-- begin RECORDED DATA --

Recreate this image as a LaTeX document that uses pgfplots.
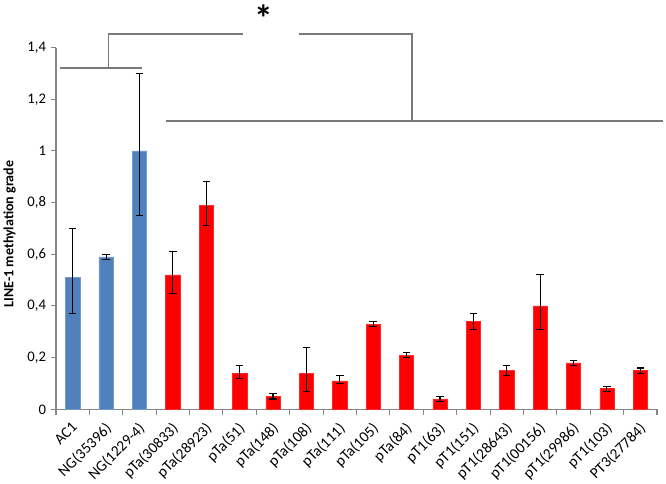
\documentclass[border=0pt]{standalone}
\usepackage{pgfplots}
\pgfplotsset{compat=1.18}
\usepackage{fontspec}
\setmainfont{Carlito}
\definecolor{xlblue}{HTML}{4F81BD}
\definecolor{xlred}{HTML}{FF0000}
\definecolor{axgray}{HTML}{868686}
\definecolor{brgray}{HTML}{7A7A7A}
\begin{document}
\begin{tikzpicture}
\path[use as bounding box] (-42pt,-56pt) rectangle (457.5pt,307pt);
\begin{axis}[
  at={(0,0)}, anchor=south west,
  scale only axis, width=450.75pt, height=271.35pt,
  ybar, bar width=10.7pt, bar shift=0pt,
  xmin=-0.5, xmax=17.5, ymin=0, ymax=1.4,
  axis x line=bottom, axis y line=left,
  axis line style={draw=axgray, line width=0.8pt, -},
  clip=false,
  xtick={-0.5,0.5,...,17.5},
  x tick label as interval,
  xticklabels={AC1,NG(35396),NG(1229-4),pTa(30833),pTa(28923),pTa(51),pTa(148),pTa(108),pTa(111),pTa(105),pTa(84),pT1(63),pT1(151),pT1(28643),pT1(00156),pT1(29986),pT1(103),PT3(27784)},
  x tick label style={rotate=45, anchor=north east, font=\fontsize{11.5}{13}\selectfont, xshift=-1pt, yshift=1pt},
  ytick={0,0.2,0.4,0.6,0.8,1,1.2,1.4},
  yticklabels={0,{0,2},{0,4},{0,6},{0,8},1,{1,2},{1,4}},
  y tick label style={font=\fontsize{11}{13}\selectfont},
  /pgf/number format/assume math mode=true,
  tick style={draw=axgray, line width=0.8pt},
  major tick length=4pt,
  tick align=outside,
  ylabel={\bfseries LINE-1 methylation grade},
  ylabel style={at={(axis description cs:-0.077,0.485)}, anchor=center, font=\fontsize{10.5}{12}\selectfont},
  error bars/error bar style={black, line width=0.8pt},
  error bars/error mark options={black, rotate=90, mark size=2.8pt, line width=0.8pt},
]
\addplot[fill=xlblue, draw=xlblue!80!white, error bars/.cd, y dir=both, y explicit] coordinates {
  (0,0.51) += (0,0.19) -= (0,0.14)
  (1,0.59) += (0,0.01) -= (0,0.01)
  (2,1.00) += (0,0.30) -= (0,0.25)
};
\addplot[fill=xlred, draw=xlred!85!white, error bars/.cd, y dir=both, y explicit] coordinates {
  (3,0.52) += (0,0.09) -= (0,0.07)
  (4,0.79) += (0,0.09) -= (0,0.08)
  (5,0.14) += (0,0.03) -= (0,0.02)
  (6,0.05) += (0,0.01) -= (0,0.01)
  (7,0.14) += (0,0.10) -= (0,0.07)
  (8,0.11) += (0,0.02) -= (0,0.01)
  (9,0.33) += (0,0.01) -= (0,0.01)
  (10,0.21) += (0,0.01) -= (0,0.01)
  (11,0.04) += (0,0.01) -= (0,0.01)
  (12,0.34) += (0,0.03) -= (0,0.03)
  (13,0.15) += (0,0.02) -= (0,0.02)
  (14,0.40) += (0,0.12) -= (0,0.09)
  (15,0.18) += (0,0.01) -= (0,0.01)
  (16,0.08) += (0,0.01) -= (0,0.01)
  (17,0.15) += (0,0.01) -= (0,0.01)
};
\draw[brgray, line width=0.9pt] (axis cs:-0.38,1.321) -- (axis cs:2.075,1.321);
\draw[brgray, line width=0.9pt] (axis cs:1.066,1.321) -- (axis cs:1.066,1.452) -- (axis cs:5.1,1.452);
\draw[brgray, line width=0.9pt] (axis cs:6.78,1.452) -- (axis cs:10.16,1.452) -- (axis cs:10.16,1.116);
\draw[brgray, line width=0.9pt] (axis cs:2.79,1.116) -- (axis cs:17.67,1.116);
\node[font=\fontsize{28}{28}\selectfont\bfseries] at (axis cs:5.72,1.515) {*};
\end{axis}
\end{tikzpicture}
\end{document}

-- end RECORDED DATA --

• WHAT THIS TASK INVOLVES: Each line of the material must be retyped exactly, except that images are omitted.

• TASK SOLUTION:
Recreate this image as a LaTeX document that uses pgfplots.
\documentclass[border=0pt]{standalone}
\usepackage{pgfplots}
\pgfplotsset{compat=1.18}
\usepackage{fontspec}
\setmainfont{Carlito}
\definecolor{xlblue}{HTML}{4F81BD}
\definecolor{xlred}{HTML}{FF0000}
\definecolor{axgray}{HTML}{868686}
\definecolor{brgray}{HTML}{7A7A7A}
\begin{document}
\begin{tikzpicture}
\path[use as bounding box] (-42pt,-56pt) rectangle (457.5pt,307pt);
\begin{axis}[
  at={(0,0)}, anchor=south west,
  scale only axis, width=450.75pt, height=271.35pt,
  ybar, bar width=10.7pt, bar shift=0pt,
  xmin=-0.5, xmax=17.5, ymin=0, ymax=1.4,
  axis x line=bottom, axis y line=left,
  axis line style={draw=axgray, line width=0.8pt, -},
  clip=false,
  xtick={-0.5,0.5,...,17.5},
  x tick label as interval,
  xticklabels={AC1,NG(35396),NG(1229-4),pTa(30833),pTa(28923),pTa(51),pTa(148),pTa(108),pTa(111),pTa(105),pTa(84),pT1(63),pT1(151),pT1(28643),pT1(00156),pT1(29986),pT1(103),PT3(27784)},
  x tick label style={rotate=45, anchor=north east, font=\fontsize{11.5}{13}\selectfont, xshift=-1pt, yshift=1pt},
  ytick={0,0.2,0.4,0.6,0.8,1,1.2,1.4},
  yticklabels={0,{0,2},{0,4},{0,6},{0,8},1,{1,2},{1,4}},
  y tick label style={font=\fontsize{11}{13}\selectfont},
  /pgf/number format/assume math mode=true,
  tick style={draw=axgray, line width=0.8pt},
  major tick length=4pt,
  tick align=outside,
  ylabel={\bfseries LINE-1 methylation grade},
  ylabel style={at={(axis description cs:-0.077,0.485)}, anchor=center, font=\fontsize{10.5}{12}\selectfont},
  error bars/error bar style={black, line width=0.8pt},
  error bars/error mark options={black, rotate=90, mark size=2.8pt, line width=0.8pt},
]
\addplot[fill=xlblue, draw=xlblue!80!white, error bars/.cd, y dir=both, y explicit] coordinates {
  (0,0.51) += (0,0.19) -= (0,0.14)
  (1,0.59) += (0,0.01) -= (0,0.01)
  (2,1.00) += (0,0.30) -= (0,0.25)
};
\addplot[fill=xlred, draw=xlred!85!white, error bars/.cd, y dir=both, y explicit] coordinates {
  (3,0.52) += (0,0.09) -= (0,0.07)
  (4,0.79) += (0,0.09) -= (0,0.08)
  (5,0.14) += (0,0.03) -= (0,0.02)
  (6,0.05) += (0,0.01) -= (0,0.01)
  (7,0.14) += (0,0.10) -= (0,0.07)
  (8,0.11) += (0,0.02) -= (0,0.01)
  (9,0.33) += (0,0.01) -= (0,0.01)
  (10,0.21) += (0,0.01) -= (0,0.01)
  (11,0.04) += (0,0.01) -= (0,0.01)
  (12,0.34) += (0,0.03) -= (0,0.03)
  (13,0.15) += (0,0.02) -= (0,0.02)
  (14,0.40) += (0,0.12) -= (0,0.09)
  (15,0.18) += (0,0.01) -= (0,0.01)
  (16,0.08) += (0,0.01) -= (0,0.01)
  (17,0.15) += (0,0.01) -= (0,0.01)
};
\draw[brgray, line width=0.9pt] (axis cs:-0.38,1.321) -- (axis cs:2.075,1.321);
\draw[brgray, line width=0.9pt] (axis cs:1.066,1.321) -- (axis cs:1.066,1.452) -- (axis cs:5.1,1.452);
\draw[brgray, line width=0.9pt] (axis cs:6.78,1.452) -- (axis cs:10.16,1.452) -- (axis cs:10.16,1.116);
\draw[brgray, line width=0.9pt] (axis cs:2.79,1.116) -- (axis cs:17.67,1.116);
\node[font=\fontsize{28}{28}\selectfont\bfseries] at (axis cs:5.72,1.515) {*};
\end{axis}
\end{tikzpicture}
\end{document}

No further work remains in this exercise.